DATA EXTRACT:

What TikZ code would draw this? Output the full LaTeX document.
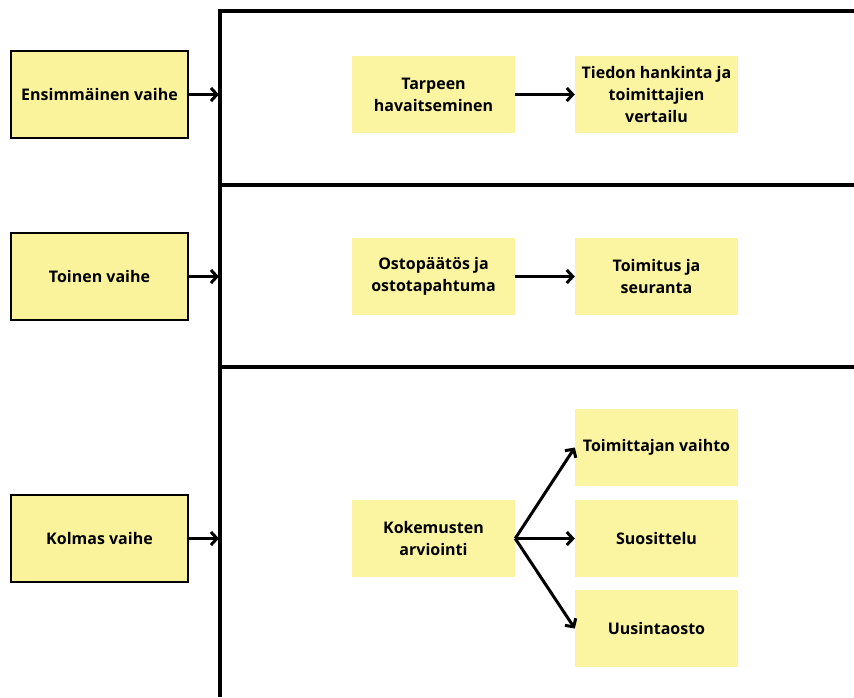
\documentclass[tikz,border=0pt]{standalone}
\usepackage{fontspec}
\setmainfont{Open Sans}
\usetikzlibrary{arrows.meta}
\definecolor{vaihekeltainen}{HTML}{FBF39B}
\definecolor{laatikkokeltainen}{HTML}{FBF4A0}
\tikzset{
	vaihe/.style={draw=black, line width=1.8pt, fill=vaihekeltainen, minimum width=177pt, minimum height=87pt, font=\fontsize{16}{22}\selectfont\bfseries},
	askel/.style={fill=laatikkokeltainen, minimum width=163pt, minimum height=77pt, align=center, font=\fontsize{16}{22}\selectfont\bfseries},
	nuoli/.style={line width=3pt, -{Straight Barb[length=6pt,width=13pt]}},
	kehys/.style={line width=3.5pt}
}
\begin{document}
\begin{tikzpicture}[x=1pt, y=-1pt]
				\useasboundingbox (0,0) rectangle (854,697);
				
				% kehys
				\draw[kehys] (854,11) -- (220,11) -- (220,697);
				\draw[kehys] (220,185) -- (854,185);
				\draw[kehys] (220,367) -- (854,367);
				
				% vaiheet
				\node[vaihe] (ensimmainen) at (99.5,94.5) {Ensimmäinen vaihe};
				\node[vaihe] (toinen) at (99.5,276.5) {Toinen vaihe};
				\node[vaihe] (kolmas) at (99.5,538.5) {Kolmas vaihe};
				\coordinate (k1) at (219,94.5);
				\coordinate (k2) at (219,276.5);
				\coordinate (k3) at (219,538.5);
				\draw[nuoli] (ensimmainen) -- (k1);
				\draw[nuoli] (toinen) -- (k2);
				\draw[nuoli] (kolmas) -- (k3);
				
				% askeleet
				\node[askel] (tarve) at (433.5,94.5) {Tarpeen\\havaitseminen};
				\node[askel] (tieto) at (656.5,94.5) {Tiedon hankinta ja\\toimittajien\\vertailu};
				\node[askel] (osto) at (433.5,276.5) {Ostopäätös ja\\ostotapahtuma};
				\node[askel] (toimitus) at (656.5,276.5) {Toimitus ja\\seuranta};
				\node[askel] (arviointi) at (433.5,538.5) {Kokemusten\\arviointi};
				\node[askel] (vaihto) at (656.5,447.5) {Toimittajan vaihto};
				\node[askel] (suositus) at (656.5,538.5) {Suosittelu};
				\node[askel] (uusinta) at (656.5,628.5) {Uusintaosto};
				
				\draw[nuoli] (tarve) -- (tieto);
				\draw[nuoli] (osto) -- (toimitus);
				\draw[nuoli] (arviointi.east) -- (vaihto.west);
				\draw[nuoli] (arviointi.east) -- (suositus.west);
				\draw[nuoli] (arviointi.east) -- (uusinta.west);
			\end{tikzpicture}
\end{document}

TASK DESCRIPTION:
Quote the preceding listing precisely and completely, omitting its images.

FINAL RESULT:
What TikZ code would draw this? Output the full LaTeX document.
\documentclass[tikz,border=0pt]{standalone}
\usepackage{fontspec}
\setmainfont{Open Sans}
\usetikzlibrary{arrows.meta}
\definecolor{vaihekeltainen}{HTML}{FBF39B}
\definecolor{laatikkokeltainen}{HTML}{FBF4A0}
\tikzset{
	vaihe/.style={draw=black, line width=1.8pt, fill=vaihekeltainen, minimum width=177pt, minimum height=87pt, font=\fontsize{16}{22}\selectfont\bfseries},
	askel/.style={fill=laatikkokeltainen, minimum width=163pt, minimum height=77pt, align=center, font=\fontsize{16}{22}\selectfont\bfseries},
	nuoli/.style={line width=3pt, -{Straight Barb[length=6pt,width=13pt]}},
	kehys/.style={line width=3.5pt}
}
\begin{document}
\begin{tikzpicture}[x=1pt, y=-1pt]
				\useasboundingbox (0,0) rectangle (854,697);
				
				% kehys
				\draw[kehys] (854,11) -- (220,11) -- (220,697);
				\draw[kehys] (220,185) -- (854,185);
				\draw[kehys] (220,367) -- (854,367);
				
				% vaiheet
				\node[vaihe] (ensimmainen) at (99.5,94.5) {Ensimmäinen vaihe};
				\node[vaihe] (toinen) at (99.5,276.5) {Toinen vaihe};
				\node[vaihe] (kolmas) at (99.5,538.5) {Kolmas vaihe};
				\coordinate (k1) at (219,94.5);
				\coordinate (k2) at (219,276.5);
				\coordinate (k3) at (219,538.5);
				\draw[nuoli] (ensimmainen) -- (k1);
				\draw[nuoli] (toinen) -- (k2);
				\draw[nuoli] (kolmas) -- (k3);
				
				% askeleet
				\node[askel] (tarve) at (433.5,94.5) {Tarpeen\\havaitseminen};
				\node[askel] (tieto) at (656.5,94.5) {Tiedon hankinta ja\\toimittajien\\vertailu};
				\node[askel] (osto) at (433.5,276.5) {Ostopäätös ja\\ostotapahtuma};
				\node[askel] (toimitus) at (656.5,276.5) {Toimitus ja\\seuranta};
				\node[askel] (arviointi) at (433.5,538.5) {Kokemusten\\arviointi};
				\node[askel] (vaihto) at (656.5,447.5) {Toimittajan vaihto};
				\node[askel] (suositus) at (656.5,538.5) {Suosittelu};
				\node[askel] (uusinta) at (656.5,628.5) {Uusintaosto};
				
				\draw[nuoli] (tarve) -- (tieto);
				\draw[nuoli] (osto) -- (toimitus);
				\draw[nuoli] (arviointi.east) -- (vaihto.west);
				\draw[nuoli] (arviointi.east) -- (suositus.west);
				\draw[nuoli] (arviointi.east) -- (uusinta.west);
			\end{tikzpicture}
\end{document}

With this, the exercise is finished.